Music and Church Services: Liturgy

The basic difference between music in church in the Middle Ages and now is that now the music is usually a matter of free choice by the minister — think of gospel music — whereas then it was fixed by a higher authority. This was true even in humble parish churches — that is, local churches for ordinary people — and all the more so for the higher ranks of Christendom: monks and nuns in monasteries, and priests and clerics attached to the great cathedrals.

“God is gone up with a shout, the LORD with the sound of a trumpet. Sing praises to God, sing praises; sing praises unto our King, sing praises.”

Psalm 47:5–6

The higher authority was called the liturgy. A whole set of services was arranged according to the calendar, specifying how to worship in summer or winter, on Sunday or a weekday, at night or in the morning, and how to celebrate All Saints’ Day or Christmas, mark the beginning of Lent, or pray to the Virgin Mary or a patron saint.

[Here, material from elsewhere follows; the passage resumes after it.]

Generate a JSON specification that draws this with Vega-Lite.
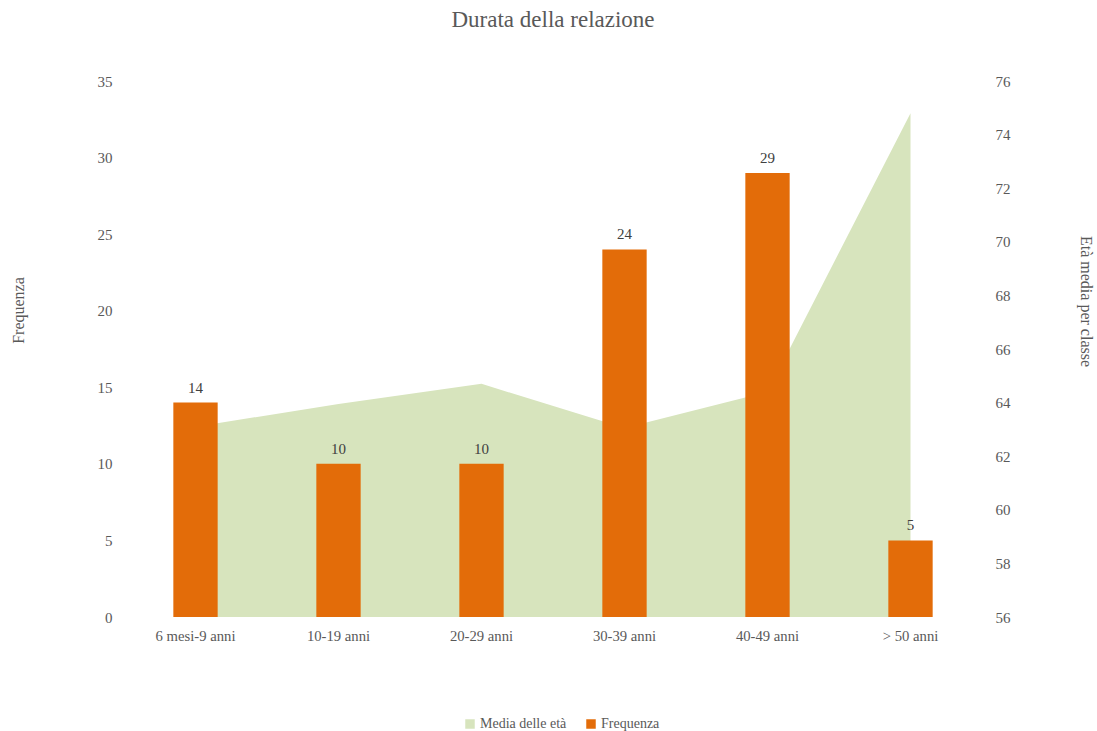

All the largest world religions — Islam, Hinduism, and Buddhism as well as Christianity and Judaism — have complex systems of worship, or liturgies, and they all involve singing or chanting. Zen, for example, has a particular liturgy within Buddhism. Liturgies also include prescriptions for dress, incense, candles, movements, and so on. In Christianity, the central dates of the liturgy concern the life of Christ (his birth at Christmas, his crucifixion and resurrection at Easter) and the main saints, especially the Virgin Mary (her birthday, the day she ascended to heaven).

Monks and nuns in the Middle Ages spent an amazing amount of their time in prayer. Besides the Mass, a lengthy ceremony that might happen more than once a day, there were no fewer than eight other prayer services through the day and night. Large portions of all these services were sung. Each prayer was assigned its own music, in traditions built up over the years through small additions and adjustments to a traditional prototype.

Listening to this singing was not so much listening as worshipping, while allowing music to expand the devotional experience. Hearing liturgical chant today, one feels less like a listener in the modern sense than like a privileged eavesdropper, someone who has been allowed to attend a select occasion that is partly musical, but mainly spiritual. The experience is an intimate and tranquil one — cool and, to some listeners, especially satisfying.